Suppose I have a function such that $F(\theta x+(1-\theta)y,z)=\theta F(x,z)+(1-\theta)F(y,z)$ for $\theta\in(0,1)$. I want to show that $F(x,z)$ is concave in the first argument when taking a supremum, that is $G(x)=\sup_z F(x,z)\text{ is concave.}$
Let $\theta\in(0,1)$. Then $F(\theta x+(1-\theta)y,z)=\theta F(x,z)+(1-\theta)F(y,z)$ and so $$G(\theta x+(1-\theta)y)=\sup_z F(\theta x+(1-\theta)y,z)\geq\theta F(x,z)+(1-\theta)F(y,z).$$
What I don't know is also how to do is bring the $\sup$ onto the RHS, ie. to get $$G(\theta x+(1-\theta)y)\geq\theta G(x)+(1-\theta)G(y).$$
There is a result that says if $F(x,z)$ is concave in both ($x,z)$, then $\sup_z F(x,z)$ is also concave, but I don't have this luxury of concavity in the second argument.
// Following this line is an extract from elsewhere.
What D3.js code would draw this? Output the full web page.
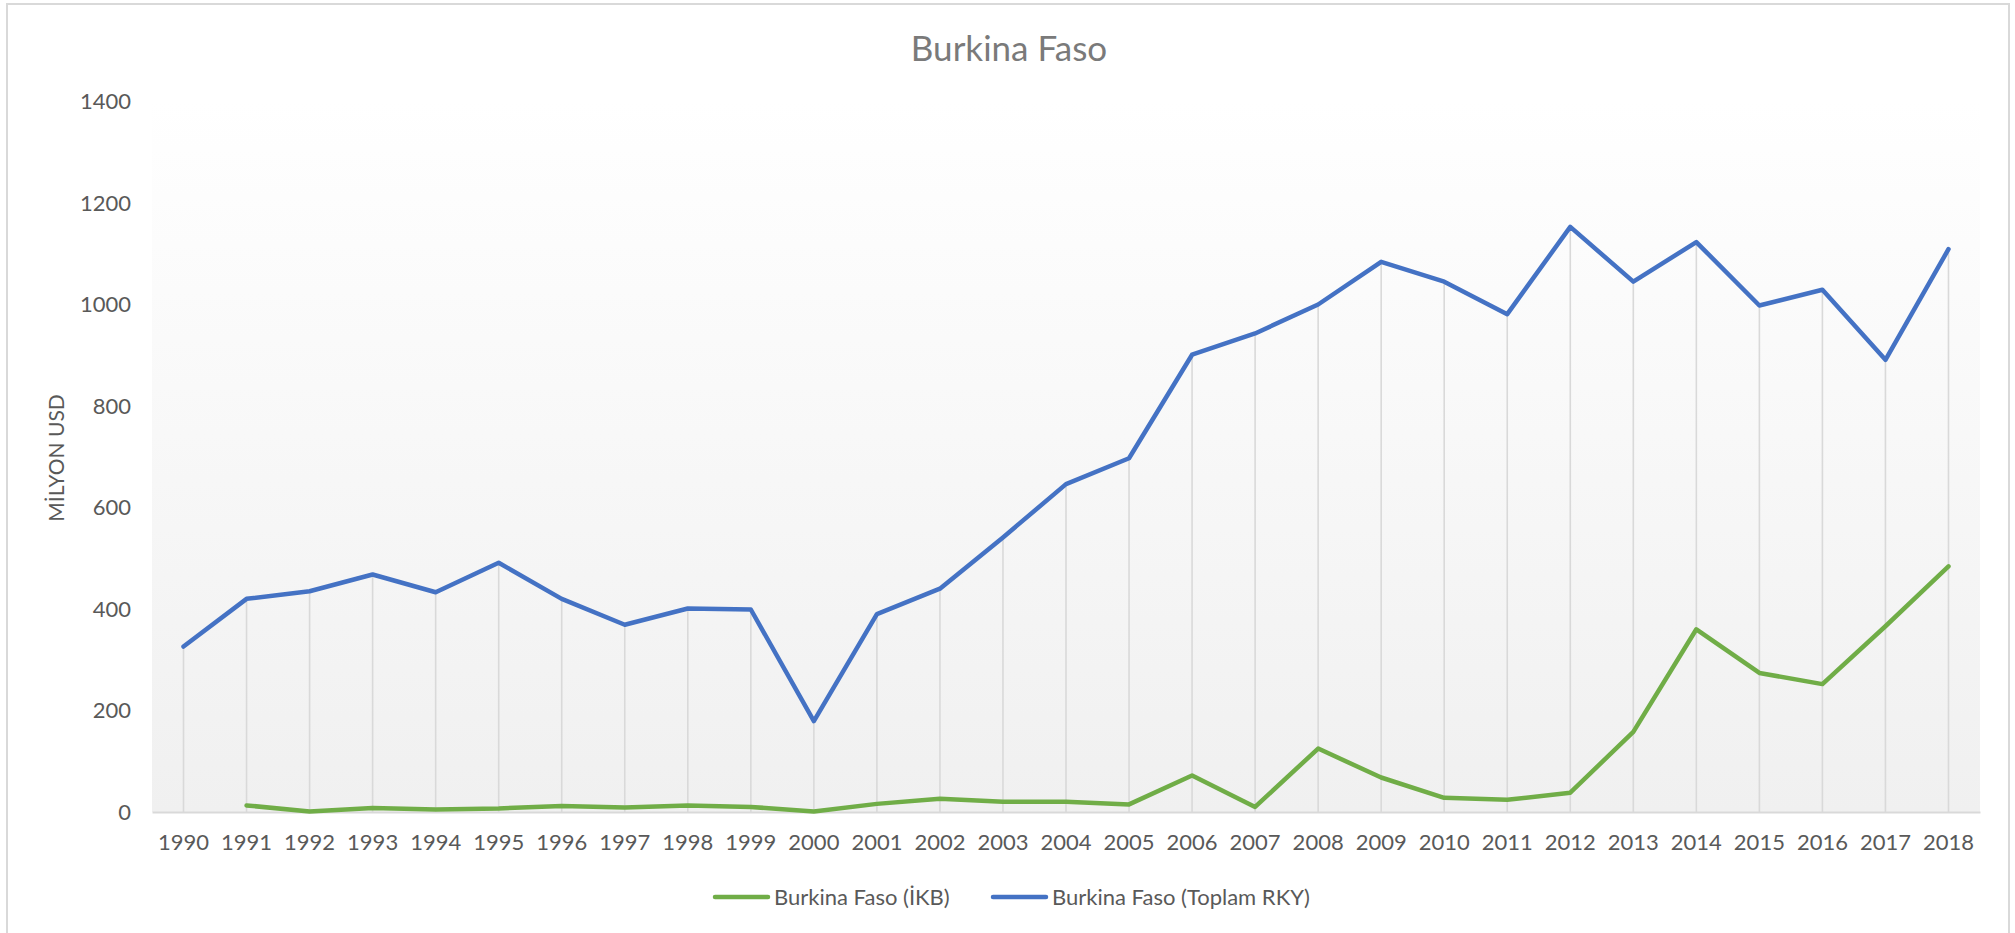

I am also not sure if the result is correct, but was hoping to verify it.
The supremum is actually convex because supremum of a family of convex functions is convex. Your case is almost equivalent to the full generality of this fact and therefore there is no reason to believe that $\sup_zF(x,z)$ is affine.